Task to complete →
Write the material out again in full, word for word. Do not include the pictures.

— Begin Provided data —

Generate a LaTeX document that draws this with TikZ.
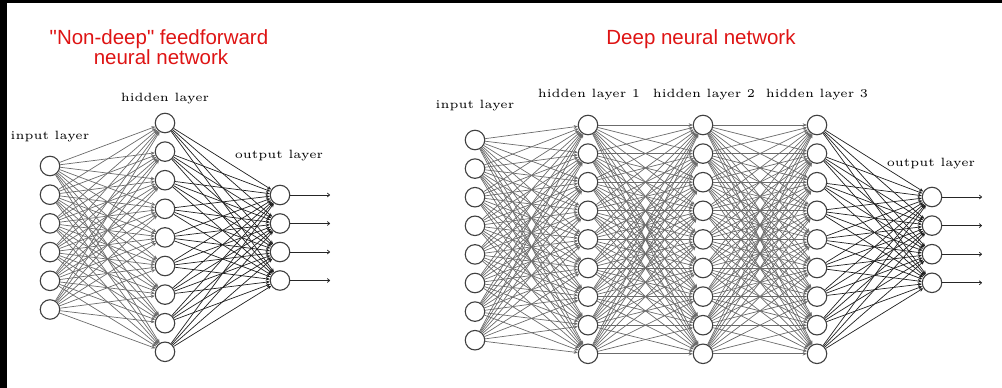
\documentclass[tikz,border=0pt]{standalone}
\usepackage{fontspec}
\usepackage{graphicx}
\usetikzlibrary{arrows.meta}
\newfontfamily\titlefont{Liberation Sans}
\definecolor{titlered}{RGB}{222,20,20}
\newcommand{\cmlabel}[1]{\scalebox{2.4}{\fontsize{5}{6}\selectfont #1}}
\begin{document}
\begin{tikzpicture}[x=1pt,y=-1pt,
  neuron/.style={circle,draw=black!75,line width=1.1pt,fill=white,minimum size=19.5pt,inner sep=0pt},
  conn/.style={-{Stealth[length=4pt,width=3.5pt]},line width=0.7pt,draw=black!58},
  darkconn/.style={-{Stealth[length=4pt,width=3.5pt]},line width=0.7pt,draw=black!88},
  outarrow/.style={-{To[length=3pt,width=4.5pt]},line width=0.75pt,draw=black!85},
  lbl/.style={anchor=base,inner sep=0pt},
  ttl/.style={anchor=base,inner sep=0pt,text=titlered,font=\titlefont\fontsize{20.5}{22}\selectfont}]
\useasboundingbox (0,0) rectangle (1002,388);
\fill[black] (0,0) rectangle (7,388);
\fill[black] (0,0) rectangle (1002,3);

% titles
\node[ttl] (t1) at (159,44) {"Non-deep" feedforward};
\node[ttl] (t2) at (161,64) {neural network};
\node[ttl] (t3) at (701,44) {Deep neural network};

% ---------- left network ----------
\foreach \i in {1,...,6}
  \node[neuron] (LI\i) at (50,{166+28.7*(\i-1)}) {};
\foreach \i in {1,...,9}
  \node[neuron] (LH\i) at (165,{123+28.6*(\i-1)}) {};
\foreach \i in {1,...,4}{
  \node[neuron] (LO\i) at (280,{195+28.5*(\i-1)}) {};
  \coordinate (LA\i) at (330,{195+28.5*(\i-1)});
}
\foreach \i in {1,...,6}
  \foreach \j in {1,...,9}
    \draw[conn] (LI\i) -- (LH\j);
\foreach \i in {1,...,9}
  \foreach \j in {1,...,4}
    \draw[darkconn] (LH\i) -- (LO\j);
\foreach \i in {1,...,4}
  \draw[outarrow] (LO\i) -- (LA\i);

\node[lbl] (l1) at (50,139) {\cmlabel{input layer}};
\node[lbl] (l2) at (165,101) {\cmlabel{hidden layer}};
\node[lbl] (l3) at (279,158) {\cmlabel{output layer}};

% ---------- right network ----------
\foreach \i in {1,...,8}
  \node[neuron] (RI\i) at (475,{140+28.6*(\i-1)}) {};
\foreach \i in {1,...,9}{
  \node[neuron] (RA\i) at (588,{125+28.6*(\i-1)}) {};
  \node[neuron] (RB\i) at (703,{125+28.6*(\i-1)}) {};
  \node[neuron] (RC\i) at (817,{125+28.6*(\i-1)}) {};
}
\foreach \i in {1,...,4}{
  \node[neuron] (RO\i) at (932,{197+28.6*(\i-1)}) {};
  \coordinate (RE\i) at (982,{197+28.6*(\i-1)});
}
\foreach \i in {1,...,8}
  \foreach \j in {1,...,9}
    \draw[conn] (RI\i) -- (RA\j);
\foreach \i in {1,...,9}
  \foreach \j in {1,...,9}{
    \draw[conn] (RA\i) -- (RB\j);
    \draw[conn] (RB\i) -- (RC\j);
  }
\foreach \i in {1,...,9}
  \foreach \j in {1,...,4}
    \draw[darkconn] (RC\i) -- (RO\j);
\foreach \i in {1,...,4}
  \draw[outarrow] (RO\i) -- (RE\i);

\node[lbl] (r1) at (475,108) {\cmlabel{input layer}};
\node[lbl] (r2) at (589,97) {\cmlabel{hidden layer 1}};
\node[lbl] (r3) at (704,97) {\cmlabel{hidden layer 2}};
\node[lbl] (r4) at (817,97) {\cmlabel{hidden layer 3}};
\node[lbl] (r5) at (931,166) {\cmlabel{output layer}};
\end{tikzpicture}
\end{document}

— End Provided data —

Completed exercise →
Generate a LaTeX document that draws this with TikZ.
\documentclass[tikz,border=0pt]{standalone}
\usepackage{fontspec}
\usepackage{graphicx}
\usetikzlibrary{arrows.meta}
\newfontfamily\titlefont{Liberation Sans}
\definecolor{titlered}{RGB}{222,20,20}
\newcommand{\cmlabel}[1]{\scalebox{2.4}{\fontsize{5}{6}\selectfont #1}}
\begin{document}
\begin{tikzpicture}[x=1pt,y=-1pt,
  neuron/.style={circle,draw=black!75,line width=1.1pt,fill=white,minimum size=19.5pt,inner sep=0pt},
  conn/.style={-{Stealth[length=4pt,width=3.5pt]},line width=0.7pt,draw=black!58},
  darkconn/.style={-{Stealth[length=4pt,width=3.5pt]},line width=0.7pt,draw=black!88},
  outarrow/.style={-{To[length=3pt,width=4.5pt]},line width=0.75pt,draw=black!85},
  lbl/.style={anchor=base,inner sep=0pt},
  ttl/.style={anchor=base,inner sep=0pt,text=titlered,font=\titlefont\fontsize{20.5}{22}\selectfont}]
\useasboundingbox (0,0) rectangle (1002,388);
\fill[black] (0,0) rectangle (7,388);
\fill[black] (0,0) rectangle (1002,3);

% titles
\node[ttl] (t1) at (159,44) {"Non-deep" feedforward};
\node[ttl] (t2) at (161,64) {neural network};
\node[ttl] (t3) at (701,44) {Deep neural network};

% ---------- left network ----------
\foreach \i in {1,...,6}
  \node[neuron] (LI\i) at (50,{166+28.7*(\i-1)}) {};
\foreach \i in {1,...,9}
  \node[neuron] (LH\i) at (165,{123+28.6*(\i-1)}) {};
\foreach \i in {1,...,4}{
  \node[neuron] (LO\i) at (280,{195+28.5*(\i-1)}) {};
  \coordinate (LA\i) at (330,{195+28.5*(\i-1)});
}
\foreach \i in {1,...,6}
  \foreach \j in {1,...,9}
    \draw[conn] (LI\i) -- (LH\j);
\foreach \i in {1,...,9}
  \foreach \j in {1,...,4}
    \draw[darkconn] (LH\i) -- (LO\j);
\foreach \i in {1,...,4}
  \draw[outarrow] (LO\i) -- (LA\i);

\node[lbl] (l1) at (50,139) {\cmlabel{input layer}};
\node[lbl] (l2) at (165,101) {\cmlabel{hidden layer}};
\node[lbl] (l3) at (279,158) {\cmlabel{output layer}};

% ---------- right network ----------
\foreach \i in {1,...,8}
  \node[neuron] (RI\i) at (475,{140+28.6*(\i-1)}) {};
\foreach \i in {1,...,9}{
  \node[neuron] (RA\i) at (588,{125+28.6*(\i-1)}) {};
  \node[neuron] (RB\i) at (703,{125+28.6*(\i-1)}) {};
  \node[neuron] (RC\i) at (817,{125+28.6*(\i-1)}) {};
}
\foreach \i in {1,...,4}{
  \node[neuron] (RO\i) at (932,{197+28.6*(\i-1)}) {};
  \coordinate (RE\i) at (982,{197+28.6*(\i-1)});
}
\foreach \i in {1,...,8}
  \foreach \j in {1,...,9}
    \draw[conn] (RI\i) -- (RA\j);
\foreach \i in {1,...,9}
  \foreach \j in {1,...,9}{
    \draw[conn] (RA\i) -- (RB\j);
    \draw[conn] (RB\i) -- (RC\j);
  }
\foreach \i in {1,...,9}
  \foreach \j in {1,...,4}
    \draw[darkconn] (RC\i) -- (RO\j);
\foreach \i in {1,...,4}
  \draw[outarrow] (RO\i) -- (RE\i);

\node[lbl] (r1) at (475,108) {\cmlabel{input layer}};
\node[lbl] (r2) at (589,97) {\cmlabel{hidden layer 1}};
\node[lbl] (r3) at (704,97) {\cmlabel{hidden layer 2}};
\node[lbl] (r4) at (817,97) {\cmlabel{hidden layer 3}};
\node[lbl] (r5) at (931,166) {\cmlabel{output layer}};
\end{tikzpicture}
\end{document}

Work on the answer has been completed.